* _What needs to be done_
Omit the pictures and print exactly the lines of the listing below, starting at the first and ending at the line containing "E_10C = [5.25, 6.55, 9.58]".

* _Supplied information_

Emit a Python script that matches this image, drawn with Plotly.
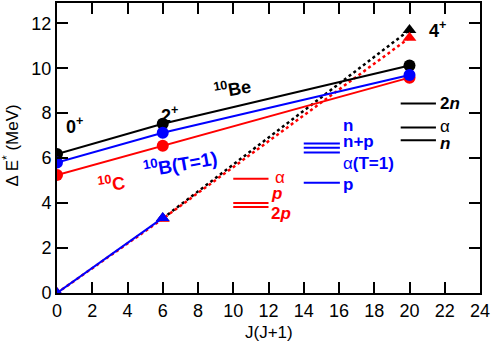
import plotly.graph_objects as go

# ---- data ----
J = [0, 6, 20]
E_10Be = [6.18, 7.53, 10.12]
E_10B = [5.80, 7.13, 9.70]
E_10C = [5.25, 6.55, 9.58]

J_tri_Be = [6, 20]
E_tri_Be = [3.32, 11.70]
J_tri_C = [0, 6, 20]
E_tri_C = [0.0, 3.30, 11.35]
J_tri_B = [0, 6]
E_tri_B = [0.0, 3.34]

thr_Be_labels = ["2<i>n</i>", "α", "<i>n</i>"]
thr_Be_E = [8.43, 7.36, 6.80]
thr_B_labels = ["n", "n+p", "α(T=1)", "p"]
thr_B_E = [6.65, 6.46, 6.25, 4.90]
thr_C_labels = ["α", "<i>p</i>", "2<i>p</i>"]
thr_C_E = [5.08, 4.00, 3.82]

x_ticks = list(range(0, 25, 2))
y_ticks = list(range(0, 13, 2))

BLACK, BLUE, RED = "#000000", "#0000ff", "#ff0000"
FONT = "Liberation Sans, Arial, sans-serif"

fig = go.Figure()

# dotted triangle bands
fig.add_trace(go.Scatter(x=J_tri_Be, y=E_tri_Be, mode="lines+markers",
                         line=dict(color=BLACK, width=2.5, dash="dot"),
                         marker=dict(symbol="triangle-up", size=12, color=BLACK)))
fig.add_trace(go.Scatter(x=J_tri_C, y=E_tri_C, mode="lines+markers",
                         line=dict(color=RED, width=2.5, dash="dot"),
                         marker=dict(symbol="triangle-up", size=12, color=RED)))
fig.add_trace(go.Scatter(x=J_tri_B, y=E_tri_B, mode="lines+markers",
                         line=dict(color=BLUE, width=2),
                         marker=dict(symbol="triangle-up", size=12, color=BLUE)))

# circle bands
for E, c in [(E_10Be, BLACK), (E_10C, RED), (E_10B, BLUE)]:
    fig.add_trace(go.Scatter(x=J, y=E, mode="lines+markers",
                             line=dict(color=c, width=2),
                             marker=dict(symbol="circle", size=12, color=c)))

# threshold lines
def thr(vals, x0, x1, c):
    for v in vals:
        fig.add_trace(go.Scatter(x=[x0, x1], y=[v, v], mode="lines",
                                 line=dict(color=c, width=2)))

thr(thr_Be_E, 19.5, 21.5, BLACK)
thr(thr_B_E, 14.0, 16.05, BLUE)
thr(thr_C_E, 10.0, 12.0, RED)

ann = []

def label(x, y, text, color, size=17, bold=True, angle=0, xanchor="center"):
    t = f"<b>{text}</b>" if bold else text
    ann.append(dict(x=x, y=y, xref="x", yref="y", text=t, showarrow=False,
                    font=dict(family=FONT, size=size, color=color),
                    textangle=angle, xanchor=xanchor, yanchor="middle"))

# threshold labels
for lab, y in zip(thr_Be_labels, [8.45, 7.40, 6.65]):
    label(21.6, y, lab, BLACK, bold=(lab != "α"), xanchor="left")
for lab, y in zip(thr_B_labels, [7.44, 6.72, 5.75, 4.83]):
    if lab.startswith("α"):
        label(16.1, y, "α<b>(T=1)</b>", BLUE, bold=False, xanchor="left")
    else:
        label(16.1, y, lab, BLUE, xanchor="left")
for lab, y in zip(thr_C_labels, [5.12, 4.43, 3.55]):
    label(12.05 if lab != "α" else 12.25, y, lab, RED, bold=(lab != "α"), xanchor="left")

# band labels
label(1.02, 7.47, "0<sup>+</sup>", BLACK, size=18)
label(6.41, 7.95, "2<sup>+</sup>", BLACK, size=18)
label(21.6, 11.7, "4<sup>+</sup>", BLACK, size=18)
label(9.93, 9.1, "<sup>10</sup>Be", BLACK, size=18, angle=-10)
label(7.0, 5.8, "<sup>10</sup>B(T=1)", BLUE, size=19, angle=-10)
label(3.12, 4.85, "<sup>10</sup>C", RED, size=18, angle=-8)

# axis titles
ann.append(dict(x=-0.108, y=0.51, xref="paper", yref="paper", text="Δ E<sup>*</sup> (MeV)",
                showarrow=False, textangle=-90, font=dict(family=FONT, size=17, color=BLACK),
                xanchor="center", yanchor="middle"))
ann.append(dict(x=0.5, y=-0.136, xref="paper", yref="paper", text="J(J+1)",
                showarrow=False, font=dict(family=FONT, size=17, color=BLACK),
                xanchor="center", yanchor="middle"))

axis_common = dict(showgrid=False, zeroline=False, showline=True, linecolor=BLACK,
                   linewidth=2, ticks="inside", ticklen=11, tickwidth=2,
                   tickcolor=BLACK, mirror="ticks",
                   tickfont=dict(family=FONT, size=18, color=BLACK))

fig.update_layout(
    width=491, height=345,
    margin=dict(l=57, r=11, t=1, b=52),
    paper_bgcolor="white", plot_bgcolor="white",
    showlegend=False,
    annotations=ann,
    xaxis=dict(range=[0, 24], tickvals=x_ticks, **axis_common),
    yaxis=dict(range=[0, 12.9], tickvals=y_ticks, **axis_common),
)

fig.write_html("out.html", config={"displayModeBar": False},
               post_script="document.body.style.margin='0';")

* _Written response_
Emit a Python script that matches this image, drawn with Plotly.
import plotly.graph_objects as go

# ---- data ----
J = [0, 6, 20]
E_10Be = [6.18, 7.53, 10.12]
E_10B = [5.80, 7.13, 9.70]
E_10C = [5.25, 6.55, 9.58]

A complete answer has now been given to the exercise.